To combat the overfitting caused by adding interaction terms, we adopted PCA and forward feature selection to reduce the dimensionality of our model. Then, we came down to fitting, selecting and tuning models. In this part we exaustively tried every model we have learnt in class, as well as some extra models we did not have exposure in the class yet. Specifically, we implemented a feed-forward Neural Network with 2 hidden layers in PyTorch, and employed Extra Trees and Extreme Gradient Boosting as extra models. We also collected the best-performing models we found and stacked them together to form a meta model, which usually gave us the best performance. In a nutshell, both PCA and feature selection, coupled with a carefully tuned model, were able to achieve a test set R Squared of over 0.57, a significant improvement on the model without interaction terms and dimensionality reduction. The advantage of feature selection over PCA is that, the selected features and the order they are selected give us extra information about their importance to the model.
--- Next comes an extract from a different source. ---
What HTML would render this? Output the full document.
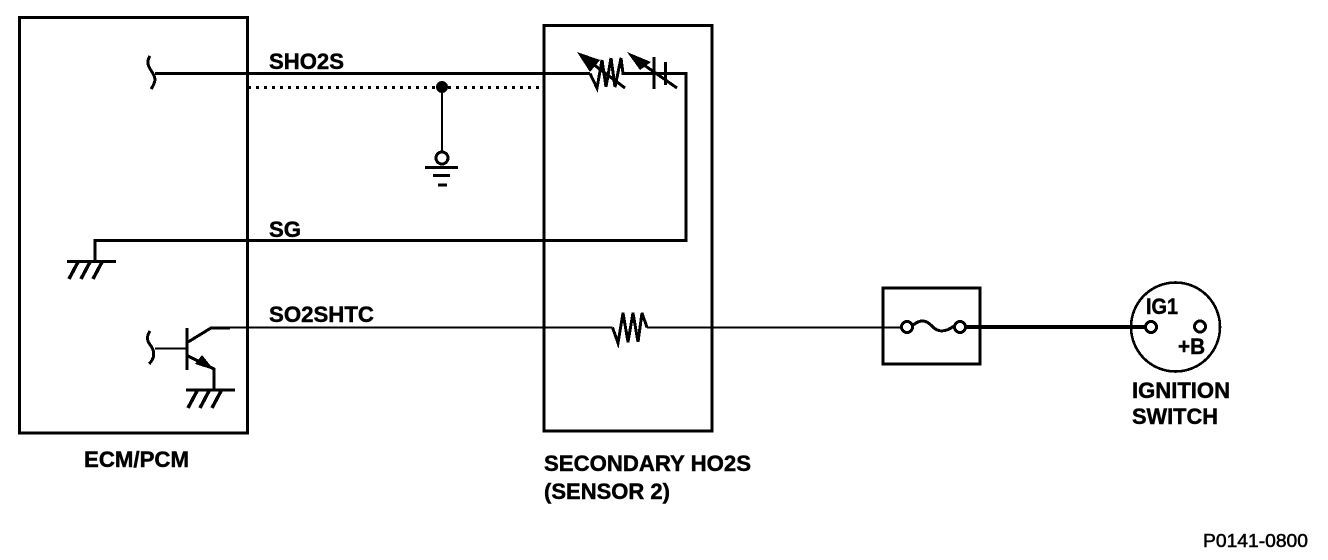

In the end, the best model without interaction terms achieved a test set R Squared of 0.5098, and the best model with interaction terms achieved a test set R Squared of 0.5702. However, the sacrifice is more data processing steps (adding interaction terms, dimensionality reduction), and a more complicated model. In terms of model choices, tree based models generally perform better than other models. This might be due to tree based models' capability to capture non-linear relationships between predictors and response variables.
Lastly, we made use of our followers prediction model to build a playlist generator. We attempted three different approaches of narrowing down the search space, random, exhaustive and greedy. We compared their performance in terms of predicted followers and computational cost, and arrived at a conclusion that with a significant reduction in computation time, greedy search is able to generate playlists almost as high quality as that of exhaustive search. Thus, it might be the more viable approach among the three.